Toujours en 2008, Nathalie Loubeyre et Joël Labat réalisaient un documentaire, No comment (Grand prix du documentaire au Festival international du film des droits de l’homme en 2009). Deux séquences montrent comment des migrants se mutilent les doigts, au fer rouge, et au papier de verre.

Le Ministère de l’immigration, de l’intégration, de l’identité nationale et du développement solidaire vient de reconnaître que ses services, en 2008, ont refusé l’entrée à 12% des artistes Africains invités à venir se produire en France.
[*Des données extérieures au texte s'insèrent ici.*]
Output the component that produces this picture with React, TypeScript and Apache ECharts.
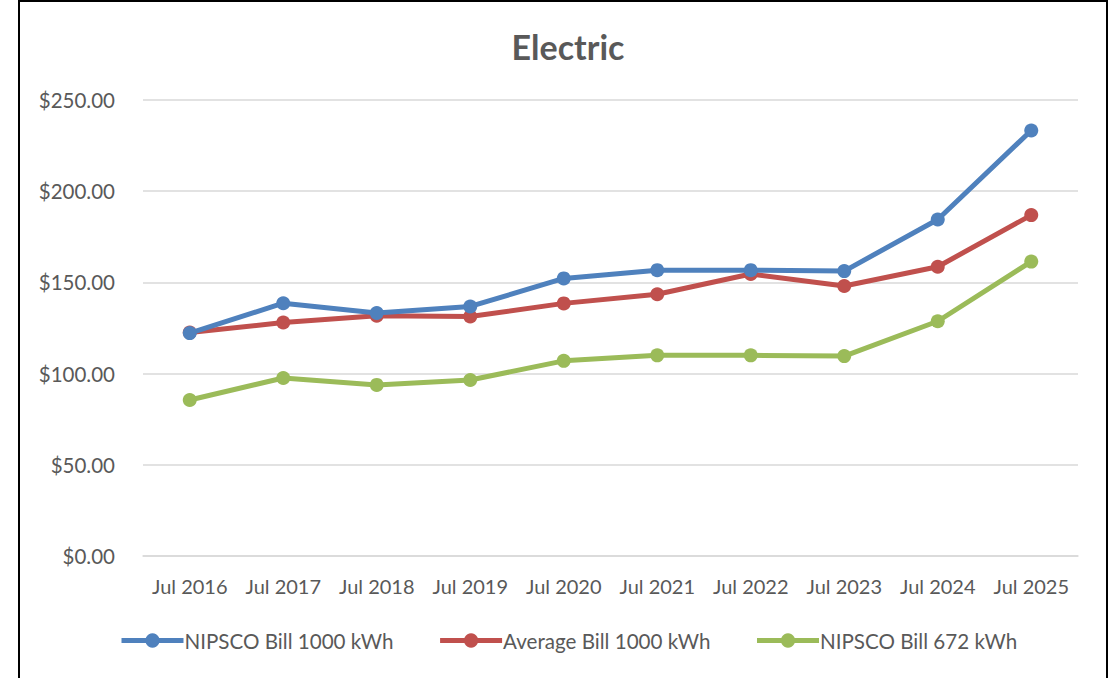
import React, { useEffect, useRef } from "react";
import * as echarts from "echarts";

const categories = ["Jul 2016", "Jul 2017", "Jul 2018", "Jul 2019", "Jul 2020", "Jul 2021", "Jul 2022", "Jul 2023", "Jul 2024", "Jul 2025"];
const nipsco1000 = [122.2, 138.6, 133.2, 136.8, 152.2, 156.7, 156.7, 156.2, 184.5, 233.3];
const average1000 = [122.5, 128.0, 131.7, 131.3, 138.5, 143.5, 154.6, 148.0, 158.6, 186.9];
const nipsco672 = [85.5, 97.6, 93.8, 96.5, 107.0, 110.0, 110.0, 109.6, 128.7, 161.4];
const seriesNames = ["NIPSCO Bill 1000 kWh", "Average Bill 1000 kWh", "NIPSCO Bill 672 kWh"];
const colors = ["#4F81BD", "#C0504D", "#9BBB59"];

const FONT = "Lato, 'Open Sans', sans-serif";

export default function App() {
  const ref = useRef<HTMLDivElement>(null);
  useEffect(() => {
    document.body.style.margin = "0";
    const chart = echarts.init(ref.current!, null, { renderer: "svg" });
    const data = [nipsco1000, average1000, nipsco672];
    chart.setOption({
      animation: false,
      backgroundColor: "#ffffff",
      textStyle: { fontFamily: FONT },
      title: {
        text: "Electric",
        left: 563,
        textAlign: "center",
        top: 24,
        textStyle: { fontFamily: FONT, fontSize: 34, fontWeight: "bold", color: "#595959" },
      },
      graphic: [
        {
          type: "rect",
          shape: { x: 19, y: 1, width: 1088, height: 700 },
          style: { fill: "none", stroke: "#000000", lineWidth: 2 },
          silent: true,
          z: 100,
        },
      ],
      grid: { left: 143, right: 32, top: 100, bottom: 122, containLabel: false },
      legend: {
        top: 625,
        left: 114,
        itemWidth: 62,
        itemHeight: 18,
        itemGap: 44,
        lineStyle: { width: 5 },
        textStyle: { fontFamily: FONT, fontSize: 20.6, color: "#595959", padding: [0, 0, 0, -4] },
        data: seriesNames,
      },
      xAxis: {
        type: "category",
        data: categories,
        boundaryGap: true,
        axisLine: { show: true, lineStyle: { color: "#d9d9d9", width: 1.5 } },
        axisTick: { show: false },
        axisLabel: { fontFamily: FONT, fontSize: 20, color: "#595959", margin: 20, interval: 0, hideOverlap: false },
      },
      yAxis: {
        type: "value",
        min: 0,
        max: 250,
        interval: 50,
        axisLine: { show: false },
        axisTick: { show: false },
        splitLine: { lineStyle: { color: "#d9d9d9", width: 1.5 } },
        axisLabel: {
          fontFamily: FONT,
          fontSize: 20.5,
          color: "#595959",
          margin: 28,
          formatter: (v: number) => "$" + v.toFixed(2),
        },
      },
      series: data.map((d, i) => ({
        name: seriesNames[i],
        type: "line",
        data: d,
        symbol: "circle",
        symbolSize: 14,
        showSymbol: true,
        color: colors[i],
        lineStyle: { width: 5, color: colors[i] },
        itemStyle: { color: colors[i] },
        z: 3 - i,
      })),
    });
    return () => chart.dispose();
  }, []);
  return <div ref={ref} style={{ width: 1110, height: 678 }} />;
}
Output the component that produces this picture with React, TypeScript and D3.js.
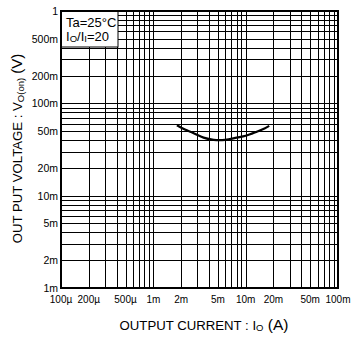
import React from "react";
import * as d3 from "d3";

const xTickValues = [0.0001, 0.0002, 0.0005, 0.001, 0.002, 0.005, 0.01, 0.02, 0.05, 0.1];
const xTickLabels = ["100µ", "200µ", "500µ", "1m", "2m", "5m", "10m", "20m", "50m", "100m"];
const yTickValues = [0.001, 0.002, 0.005, 0.01, 0.02, 0.05, 0.1, 0.2, 0.5, 1];
const yTickLabels = ["1m", "2m", "5m", "10m", "20m", "50m", "100m", "200m", "500m", "1"];
const curveX = [0.0018, 0.0022, 0.0027, 0.0035, 0.0045, 0.006, 0.008, 0.01, 0.013, 0.016, 0.018];
const curveY = [0.058, 0.052, 0.0478, 0.0425, 0.0402, 0.0402, 0.0425, 0.0445, 0.049, 0.0535, 0.057];

const W = 353, H = 337;
const L = 61, R = 338, T = 11, B = 288;

function minorTicks(lo: number, hi: number) {
  const out: number[] = [];
  for (let e = Math.round(Math.log10(lo)); e < Math.round(Math.log10(hi)); e++) {
    for (let m = 1; m <= 9; m++) out.push(m * Math.pow(10, e));
  }
  return out;
}

export default function App() {
  const x = d3.scaleLog().domain([0.0001, 0.1]).range([L, R]);
  const y = d3.scaleLog().domain([0.001, 1]).range([B, T]);
  const line = d3.line<number>().x((_, i) => x(curveX[i])).y((d) => y(d)).curve(d3.curveCatmullRom);
  const font = "Liberation Sans, Arial, sans-serif";
  return (
    <svg width={W} height={H} style={{ position: "absolute", left: 0, top: 0, background: "#fff" }}>
      <rect x={0} y={0} width={W} height={H} fill="#fff" />
      {minorTicks(0.0001, 0.1).slice(1).map((v, i) => (
        <line key={"gx" + i} x1={Math.round(x(v)) + 0.5} x2={Math.round(x(v)) + 0.5} y1={T} y2={B} stroke="#000" strokeWidth={1} />
      ))}
      {minorTicks(0.001, 1).slice(1).map((v, i) => (
        <line key={"gy" + i} x1={L} x2={R} y1={Math.round(y(v)) + 0.5} y2={Math.round(y(v)) + 0.5} stroke="#000" strokeWidth={1} />
      ))}
      <path d={line(curveY) || ""} fill="none" stroke="#000" strokeWidth={2.2} />
      <rect x={L} y={T} width={57} height={36} fill="#fff" stroke="#000" strokeWidth={1} />
      <text x={66} y={27} fontFamily={font} fontSize={13}>Ta=25°C</text>
      <text x={66} y={41} fontFamily={font} fontSize={13}>
        I<tspan fontSize={9.5} dy={1}>O</tspan><tspan dy={-1}>/I</tspan><tspan fontSize={9.5} dy={1}>I</tspan><tspan dy={-1}>=20</tspan>
      </text>
      <rect x={L} y={T} width={R - L} height={B - T} fill="none" stroke="#000" strokeWidth={2} />
      {yTickValues.map((v, i) => (
        <text key={"yt" + i} x={58} y={y(v) + 4} textAnchor="end" fontFamily={font} fontSize={10.5}>{yTickLabels[i]}</text>
      ))}
      {xTickValues.map((v, i) => (
        <text key={"xt" + i} x={x(v)} y={303} textAnchor="middle" fontFamily={font} fontSize={10}>{xTickLabels[i]}</text>
      ))}
      <text x={204} y={330} textAnchor="middle" fontFamily={font} fontSize={13.2}>
        OUTPUT CURRENT : I<tspan fontSize={9.5} dy={1}>O</tspan><tspan dy={-1} fontSize={15.5}> (A)</tspan>
      </text>
      <text transform={`translate(22,148.5) rotate(-90)`} textAnchor="middle" fontFamily={font} fontSize={13.2}>
        OUT PUT VOLTAGE : V<tspan fontSize={9.5} dy={2}>O(on)</tspan><tspan dy={-2} fontSize={15}> (V)</tspan>
      </text>
    </svg>
  );
}
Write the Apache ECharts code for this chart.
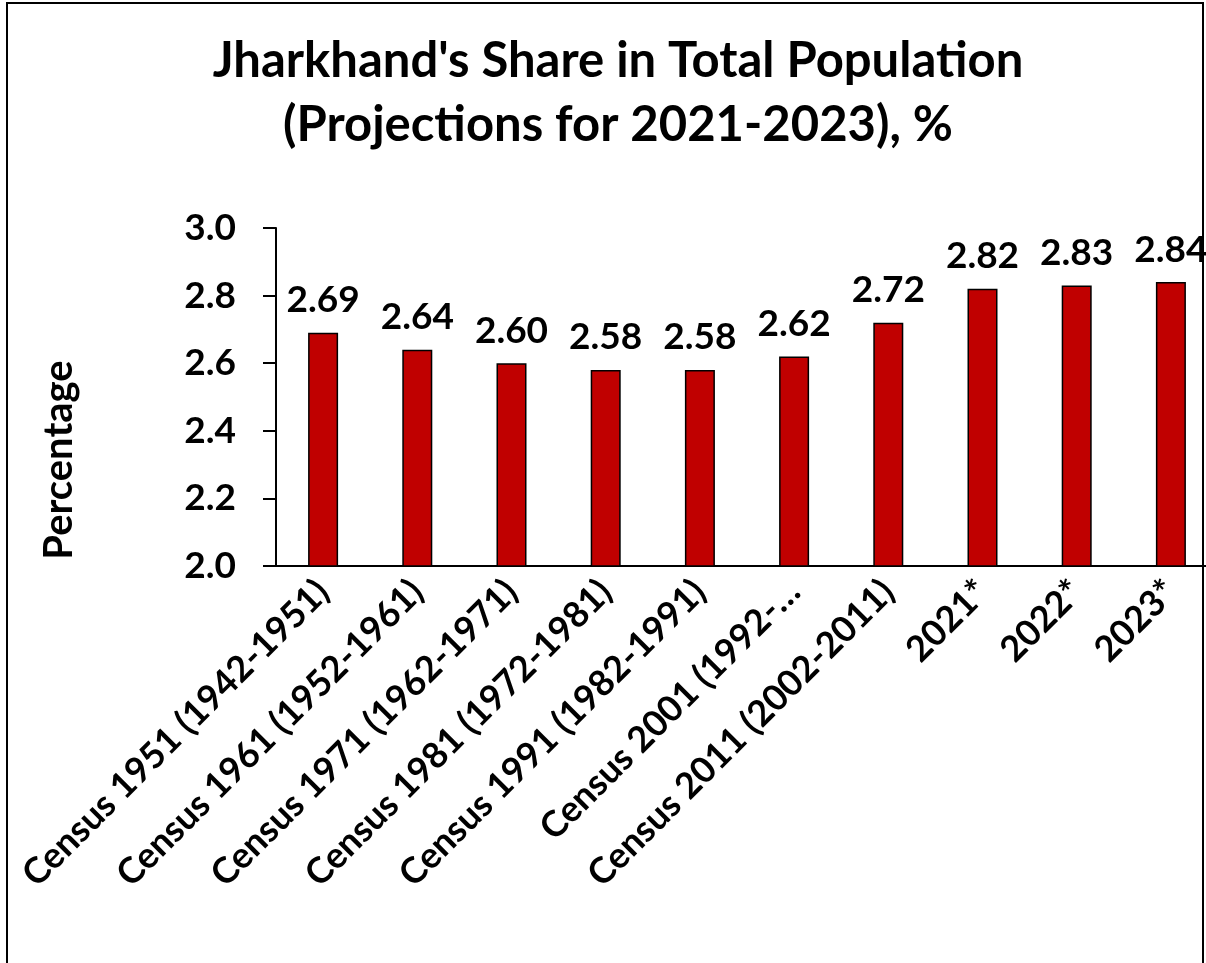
<!DOCTYPE html>
<html>
<head>
<meta charset="utf-8">
<script src="https://cdn.jsdelivr.net/npm/echarts@6/dist/echarts.min.js"></script>
<style>
  html, body { margin: 0; padding: 0; background: #fff; overflow: hidden; }
  #chart { width: 1220px; height: 963px; }
</style>
</head>
<body>
<div id="chart"></div>
<script>
const categories = [
  'Census 1951 (1942-1951)',
  'Census 1961 (1952-1961)',
  'Census 1971 (1962-1971)',
  'Census 1981 (1972-1981)',
  'Census 1991 (1982-1991)',
  'Census 2001 (1992-2001)',
  'Census 2011 (2002-2011)',
  '2021*',
  '2022*',
  '2023*'
];
const shareValues = [2.69, 2.64, 2.60, 2.58, 2.58, 2.62, 2.72, 2.82, 2.83, 2.84];
const yTicks = [2.0, 2.2, 2.4, 2.6, 2.8, 3.0];

// the original chart cuts this one label short
const clippedLabels = { 5: 'Census 2001 (1992-…' };

const FONT = 'Lato';

const chart = echarts.init(document.getElementById('chart'));

const option = {
  backgroundColor: '#fff',
  animation: false,
  title: {
    text: "Jharkhand's Share in Total Population\n(Projections for 2021-2023), %",
    left: 613,
    textAlign: 'center',
    top: 24,
    textStyle: {
      fontFamily: FONT,
      fontWeight: 'bold',
      fontSize: 49,
      lineHeight: 64,
      color: '#000'
    }
  },
  graphic: [
    {
      type: 'rect',
      shape: { x: 7, y: 3, width: 1196, height: 1000 },
      style: { fill: 'none', stroke: '#000', lineWidth: 2 },
      silent: true
    },
    {
      type: 'text',
      x: 59,
      y: 460,
      rotation: Math.PI / 2,
      style: {
        text: 'Percentage',
        fontFamily: FONT,
        fontWeight: 'bold',
        fontSize: 40,
        fill: '#000',
        align: 'center',
        verticalAlign: 'middle'
      }
    }
  ],
  grid: {
    left: 276,
    top: 228,
    bottom: 397,
    right: 2
  },
  xAxis: {
    type: 'category',
    data: categories,
    axisLine: { lineStyle: { color: '#000', width: 2 } },
    axisTick: { show: false },
    axisLabel: {
      interval: 0,
      rotate: 45,
      margin: 20,
      fontFamily: FONT,
      fontWeight: 'bold',
      fontSize: 36,
      color: '#000',
      formatter: (v, i) => clippedLabels[i] || v
    }
  },
  yAxis: {
    type: 'value',
    min: yTicks[0],
    max: yTicks[yTicks.length - 1],
    interval: 0.2,
    splitLine: { show: false },
    axisLine: { show: true, lineStyle: { color: '#000', width: 2 } },
    axisTick: { show: true, length: 13, lineStyle: { color: '#000', width: 2 } },
    axisLabel: {
      margin: 40,
      fontFamily: FONT,
      fontWeight: 'bold',
      fontSize: 37,
      color: '#000',
      formatter: v => v.toFixed(1)
    }
  },
  series: [
    {
      type: 'bar',
      data: shareValues,
      barWidth: 30,
      itemStyle: { color: '#C00000', borderColor: '#000', borderWidth: 1.5 },
      label: {
        show: true,
        position: 'top',
        distance: 14,
        fontFamily: FONT,
        fontWeight: 'bold',
        fontSize: 37,
        color: '#000',
        formatter: p => p.value.toFixed(2)
      }
    }
  ]
};

chart.setOption(option);
</script>
</body>
</html>
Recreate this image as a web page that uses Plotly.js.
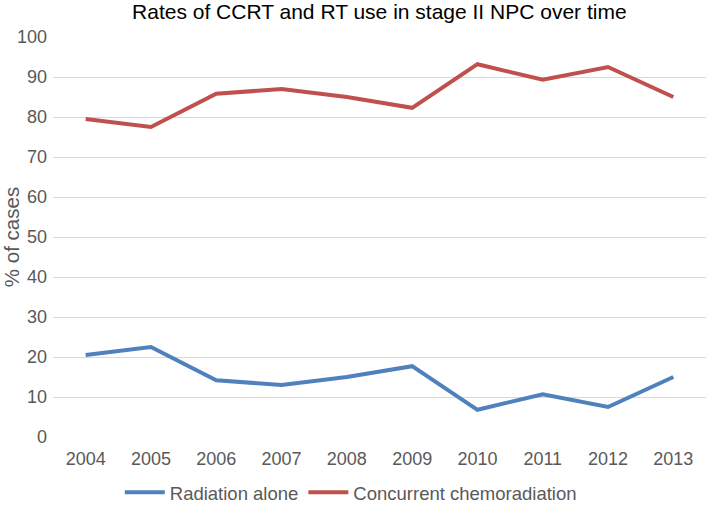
<!DOCTYPE html>
<html><head><meta charset="utf-8">
<script src="https://cdn.plot.ly/plotly-3.0.1.min.js"></script>
<style>html,body{margin:0;padding:0;background:#fff}#chart{width:709px;height:507px}</style>
</head><body><div id="chart"></div>
<script>
var years = ['2004','2005','2006','2007','2008','2009','2010','2011','2012','2013'];
var radiationAlone = [20.5, 22.5, 14.2, 13.0, 15.0, 17.7, 6.8, 10.7, 7.5, 15.0];
var concurrentChemo = [79.5, 77.5, 85.8, 87.0, 85.0, 82.3, 93.2, 89.3, 92.5, 85.0];
var yTicks = [0,10,20,30,40,50,60,70,80,90,100];
var FONT = '"Liberation Sans Narrow", "Arial Narrow", "Liberation Sans", Arial, sans-serif';
var traces = [
  {x: years, y: radiationAlone, type: 'scatter', mode: 'lines', name: 'Radiation alone',
   line: {color: '#4F81BD', width: 4}},
  {x: years, y: concurrentChemo, type: 'scatter', mode: 'lines', name: 'Concurrent chemoradiation',
   line: {color: '#C0504D', width: 4}}
];
var layout = {
  width: 709, height: 507,
  margin: {l: 53, r: 3, t: 37, b: 70, autoexpand: false},
  paper_bgcolor: '#fff', plot_bgcolor: '#fff',
  font: {family: FONT, color: '#595959', size: 18},
  title: {text: 'Rates of CCRT and RT use in stage II NPC over time', font: {family: FONT, size: 21, color: '#000'}, x: 0.535, xanchor: 'center', y: 0.978, yanchor: 'middle'},
  xaxis: {type: 'category', range: [-0.5, 9.5], automargin: false, showgrid: false, zeroline: false, showline: false, ticks: '', ticklabelstandoff: 9, tickfont: {size: 18, color: '#595959'}},
  yaxis: {range: [0, 100], automargin: false, tickvals: yTicks, ticktext: yTicks.map(String), showgrid: true, gridcolor: '#D9D9D9', gridwidth: 1, zeroline: false, showline: false, ticks: '', ticklabelstandoff: 5,
          title: {text: '% of cases', font: {size: 20.5, color: '#595959'}, standoff: 6}, tickfont: {size: 18, color: '#595959'}},
  showlegend: true,
  legend: {orientation: 'h', x: 0.456, xanchor: 'center', yref: 'container', y: 0.028, yanchor: 'middle', font: {size: 18.5, color: '#595959'}, itemwidth: 40, traceorder: 'normal'}
};
Plotly.newPlot('chart', traces, layout, {displayModeBar: false, staticPlot: true});
</script></body></html>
Les visas de court séjour sont le plus souvent délivrés en quelques jours ouvrés, sauf ceux qui doivent faire l’objet de consultations préalables des autorités Françaises ou des pays partenaires Schengen. (…). Au plan statistique, il apparaît que, en 2008, 2 238 visas de court séjour ont été délivrés à des artistes ressortissants des pays d’Afrique, sur les 2 536 demandés, soit un taux d’accord de près de 90 %. 2 238 visas accordés pour 2 536 visas demandés, soit 88,25% de visas accordés, ou 11,75% des visas refusés, et 298 des artistes africains invités à se produire en France mais refoulés l’an passé.

Le refus d’entrer a ces artistes Sénégalais est probablement l’arbre qui cache la forêt, combien sont ceux qui ne peuvent plus venir en France, et qui probablement ont de la famille qui y vit. La misère des uns engendre la misère des autres, mais que faire ? Nous ne pouvons accueillir tout le monde, nous avons notre propre misère sans que celle des autres vienne nous compliquer la tâche. Nos mesures ne sont pas parfaites et sans reproche mais elles sont nécessaires c’est une évidence même si elles sont génératrices de douleur.

Par contre, le zèle de certains Agents jouissant d’une certaine autorité pour se faire bien voir de leurs supérieurs est condamnable, s’il conduit par leur inertie, rejet, malveillance, à des difficultés pour l’entrée des personnes de couleur dans notre pays. Mais dans ces conditions, comment agir pour faire reconnaître son droit à venir en France dans le respect de nos lois ? Tout faire pour lutter contre l’immigration clandestine oui, mais aussi permettre à ceux qui le désirent et quelque soit la couleur de leur peau de venir dans notre pays, qui a toujours été une terre d’accueil.